ROLLAND SLAVE DE MONGOLIE
Nous arrivâmes sur le boulevard Haussmann, une artère faite d’immeubles parfaitement alignés qui se dressent comme un rempart, mais subitement tout change car à l’arrière de celui-ci, nous pénétrons dans les arcanes du pouvoir, sur la droite, la voyez-vous cette rampe remplie de pavés qui s’échappent de la rue avec tant de grâce ? C’était là où, autrefois, les carrosses arrivaient pour franchir cette porte discrète ornée de deux aigles de bronze, là où l’empereur aurait dû accueillir ses invités en toute discrétion. « De quel style est le nouvel opéra ? » demanda, en son temps, l’Impératrice Eugénie. L’architecte Charles Garnier lui répondit : « C’est du Napoléon III, Madame. »
Nous voici donc devant l’Opéra Garnier pour la présentation de Stéphane Rolland, et dans la brume du désert des Tartares à la limite de l’Oural, là où le désert de Gobie commence et où la frontière de la Chine est si proche, c’est sur un air de Jessye Norman, que le créateur à la barbe bien taillée et au cheveu de d’Artagnan charge l’histoire d’une collection Haute Couture, et, comme un signe, il sort de son sillage pour prendre son envol, l’amour de la couture transcende toutes les frontières, qu’elles soient géographiques, sociales ou politiques car il parle au cœur de chacun, et Rolland nous parle au coeur.

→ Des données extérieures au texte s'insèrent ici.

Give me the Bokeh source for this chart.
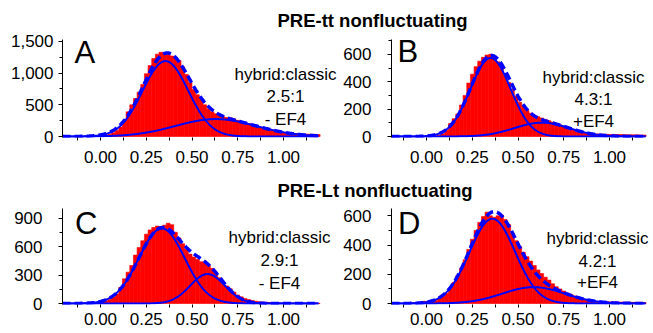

Lorsque Rolland admire une fleur, et même si celle-ci pousse au-delà de l’Himalaya, il va la cueillir dans cet endroit inaccessible, et seulement pour notre plaisir. Comme un jeune chasseur escaladant les rochers, là où le hurlement des loups déchire le silence de la nuit, quand la lune, en plongeant dans le lac, reste inaccessible au regard froid du public il arrive quand même à réchauffer nos âmes à chaque robe.
Une feuille d’or portée par le courant des sens, qui vogue dans la rivière prenant congé du cycle de la couture de bas étage pour s’élever au-dessus des autres, dans la lumière qui tombe comme un rideau noir un instant et qui réapparait pour une longue robe rouge de la forme d’une domra. Un feuillage doré coulait de son épaule comme une cascade de virtuose. Des modèles parfaits portant de longues robes s’évasant aux chevilles étirant les silhouettes, minimalistes et épurées, mais loin s’en faut, certainement pas austères. Une muse d’ébène portant une robe bourgogne dont le haut est saupoudré de diamants suivie par une robe noire avec manches extra-longues d’où coulait sur l’épaule une cascade de beauté. Rolland sait embellir l’existence, il sait sourire à l’espérance, quand l’espérance lui sourit. Il nous donne aujourd’hui une de ses meilleures collections.